## Job
With the images removed, repeat the data below exactly.

************

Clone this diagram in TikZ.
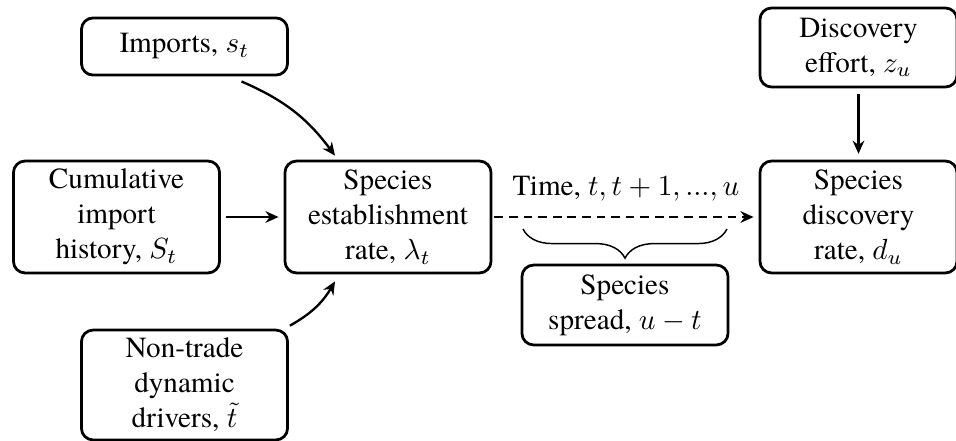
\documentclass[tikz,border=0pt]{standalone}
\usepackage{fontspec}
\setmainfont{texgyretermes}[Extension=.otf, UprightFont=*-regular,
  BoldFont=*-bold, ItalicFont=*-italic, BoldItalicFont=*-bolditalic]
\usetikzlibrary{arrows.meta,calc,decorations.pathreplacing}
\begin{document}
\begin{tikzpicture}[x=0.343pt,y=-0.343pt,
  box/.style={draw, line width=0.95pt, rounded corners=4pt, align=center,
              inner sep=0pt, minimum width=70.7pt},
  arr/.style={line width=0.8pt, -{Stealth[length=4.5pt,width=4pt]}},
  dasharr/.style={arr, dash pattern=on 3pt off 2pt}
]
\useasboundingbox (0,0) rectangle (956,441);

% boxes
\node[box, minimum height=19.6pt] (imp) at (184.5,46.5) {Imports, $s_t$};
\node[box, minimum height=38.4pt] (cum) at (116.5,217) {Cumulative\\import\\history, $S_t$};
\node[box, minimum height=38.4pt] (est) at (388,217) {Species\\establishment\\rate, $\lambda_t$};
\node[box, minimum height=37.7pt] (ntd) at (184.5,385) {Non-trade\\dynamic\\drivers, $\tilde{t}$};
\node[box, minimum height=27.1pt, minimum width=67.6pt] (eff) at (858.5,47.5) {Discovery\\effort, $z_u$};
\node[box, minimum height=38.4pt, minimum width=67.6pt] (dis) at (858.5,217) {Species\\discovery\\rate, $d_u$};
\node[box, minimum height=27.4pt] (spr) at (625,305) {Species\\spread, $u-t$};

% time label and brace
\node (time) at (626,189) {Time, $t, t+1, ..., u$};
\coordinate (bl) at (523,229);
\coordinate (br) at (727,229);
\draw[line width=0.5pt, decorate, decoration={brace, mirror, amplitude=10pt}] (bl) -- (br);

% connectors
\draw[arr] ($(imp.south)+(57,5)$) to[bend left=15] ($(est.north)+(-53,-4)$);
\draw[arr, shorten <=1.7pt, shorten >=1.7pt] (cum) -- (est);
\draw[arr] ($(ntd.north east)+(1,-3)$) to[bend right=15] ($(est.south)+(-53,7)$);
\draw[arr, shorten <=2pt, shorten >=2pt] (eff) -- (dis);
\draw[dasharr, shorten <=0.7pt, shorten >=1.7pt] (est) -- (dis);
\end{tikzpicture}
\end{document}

************

## Written answer
Clone this diagram in TikZ.
\documentclass[tikz,border=0pt]{standalone}
\usepackage{fontspec}
\setmainfont{texgyretermes}[Extension=.otf, UprightFont=*-regular,
  BoldFont=*-bold, ItalicFont=*-italic, BoldItalicFont=*-bolditalic]
\usetikzlibrary{arrows.meta,calc,decorations.pathreplacing}
\begin{document}
\begin{tikzpicture}[x=0.343pt,y=-0.343pt,
  box/.style={draw, line width=0.95pt, rounded corners=4pt, align=center,
              inner sep=0pt, minimum width=70.7pt},
  arr/.style={line width=0.8pt, -{Stealth[length=4.5pt,width=4pt]}},
  dasharr/.style={arr, dash pattern=on 3pt off 2pt}
]
\useasboundingbox (0,0) rectangle (956,441);

% boxes
\node[box, minimum height=19.6pt] (imp) at (184.5,46.5) {Imports, $s_t$};
\node[box, minimum height=38.4pt] (cum) at (116.5,217) {Cumulative\\import\\history, $S_t$};
\node[box, minimum height=38.4pt] (est) at (388,217) {Species\\establishment\\rate, $\lambda_t$};
\node[box, minimum height=37.7pt] (ntd) at (184.5,385) {Non-trade\\dynamic\\drivers, $\tilde{t}$};
\node[box, minimum height=27.1pt, minimum width=67.6pt] (eff) at (858.5,47.5) {Discovery\\effort, $z_u$};
\node[box, minimum height=38.4pt, minimum width=67.6pt] (dis) at (858.5,217) {Species\\discovery\\rate, $d_u$};
\node[box, minimum height=27.4pt] (spr) at (625,305) {Species\\spread, $u-t$};

% time label and brace
\node (time) at (626,189) {Time, $t, t+1, ..., u$};
\coordinate (bl) at (523,229);
\coordinate (br) at (727,229);
\draw[line width=0.5pt, decorate, decoration={brace, mirror, amplitude=10pt}] (bl) -- (br);

% connectors
\draw[arr] ($(imp.south)+(57,5)$) to[bend left=15] ($(est.north)+(-53,-4)$);
\draw[arr, shorten <=1.7pt, shorten >=1.7pt] (cum) -- (est);
\draw[arr] ($(ntd.north east)+(1,-3)$) to[bend right=15] ($(est.south)+(-53,7)$);
\draw[arr, shorten <=2pt, shorten >=2pt] (eff) -- (dis);
\draw[dasharr, shorten <=0.7pt, shorten >=1.7pt] (est) -- (dis);
\end{tikzpicture}
\end{document}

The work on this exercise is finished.